Check out the organization’s website and you’ll learn, “NCSC is changing the dialogue about sustainability by making the link between environmental and social well-being and economic opportunity for our state.”

The group was thinking about “sustainability” before most of us had even contemplated what that word means in today’s context of living on a planet we take good care of.

The organization had its beginnings way back in 1998 when it started out as a non-profit 501(c)3 corporation, then known as Save Our State, led by founding executive director Alan Briggs. Save Our State (which was not in any way connected to the current “Save Our State NC” organization) worked to find practical solutions to the problem of hog waste disposal in North Carolina. In 2002, while work continued on the hog waste issue, the organization expanded its mission and Save Our State became Sustainable North Carolina.

Over the next several years, Sustainable North Carolina worked to promote a more sustainable economy.

In 2011, the name of the organization changed again to the North Carolina Sustainability Center. A new board of directors was seated to create a business model for the center, one predicated on measuring and communicating the value of sustainability to North Carolina’s economy.

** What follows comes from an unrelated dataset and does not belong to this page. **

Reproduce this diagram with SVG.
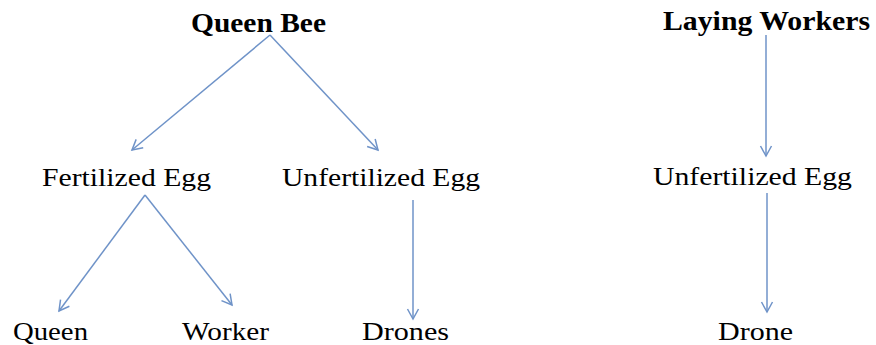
<svg xmlns="http://www.w3.org/2000/svg" width="876" height="345" viewBox="0 0 876 345">
<style>
text{font-family:"Liberation Serif","Times New Roman",serif;fill:#000;font-size:25px}
.h{font-weight:bold;font-size:27px}
.c line{stroke:#6f93c8;stroke-width:1.5;fill:none;marker-end:url(#ah)}
</style>
<defs>
<marker id="ah" markerUnits="userSpaceOnUse" markerWidth="14" markerHeight="14" refX="11" refY="6" orient="auto" viewBox="0 0 14 12">
<path d="M1,0.5 L11,6 L1,11.5" fill="none" stroke="#6f93c8" stroke-width="1.5"/>
</marker>
</defs>
<rect width="876" height="345" fill="#fff"/>
<g id="queen-bee"><text class="h" x="191" y="32" textLength="135" lengthAdjust="spacingAndGlyphs">Queen Bee</text></g>
<g id="laying-workers"><text class="h" x="663" y="30" textLength="207" lengthAdjust="spacingAndGlyphs">Laying Workers</text></g>
<g id="fertilized-egg"><text x="42" y="186" textLength="169" lengthAdjust="spacingAndGlyphs">Fertilized Egg</text></g>
<g id="unfertilized-egg-1"><text x="282" y="186" textLength="198" lengthAdjust="spacingAndGlyphs">Unfertilized Egg</text></g>
<g id="unfertilized-egg-2"><text x="653" y="185" textLength="199" lengthAdjust="spacingAndGlyphs">Unfertilized Egg</text></g>
<g id="queen"><text x="13" y="340" textLength="75" lengthAdjust="spacingAndGlyphs">Queen</text></g>
<g id="worker"><text x="182" y="340" textLength="87" lengthAdjust="spacingAndGlyphs">Worker</text></g>
<g id="drones"><text x="362" y="340" textLength="87" lengthAdjust="spacingAndGlyphs">Drones</text></g>
<g id="drone"><text x="718" y="340" textLength="75" lengthAdjust="spacingAndGlyphs">Drone</text></g>
<g id="connectors" class="c">
<line x1="270" y1="35" x2="132" y2="150"/>
<line x1="270" y1="35" x2="378" y2="150"/>
<line x1="145" y1="195" x2="59" y2="311"/>
<line x1="145" y1="195" x2="232" y2="305"/>
<line x1="413" y1="200" x2="413" y2="319"/>
<line x1="766" y1="35" x2="766" y2="156"/>
<line x1="767" y1="193" x2="767" y2="312"/>
</g>
</svg>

Since last year, the NCSC has worked to secure support from 125 North Carolina businesses, which have expressed support for sustainability efforts as “good for business and the state’s economy.” Signatories include large corporations like Duke Energy, SAS, and Ingersoll Rand, Harrington Bank, Eastern Carolina Organics, and Quaintance-Weaver Restaurants & Hotels.

The business leaders signed a statement that proclaims, in part: “Sustainable communities — ones that foster economic growth while also protecting social, cultural, and environmental well-being — are critically important to us and to our employees.”

It is encouraging to see corporations recognizing how vital it is to strive to preserve as they prosper.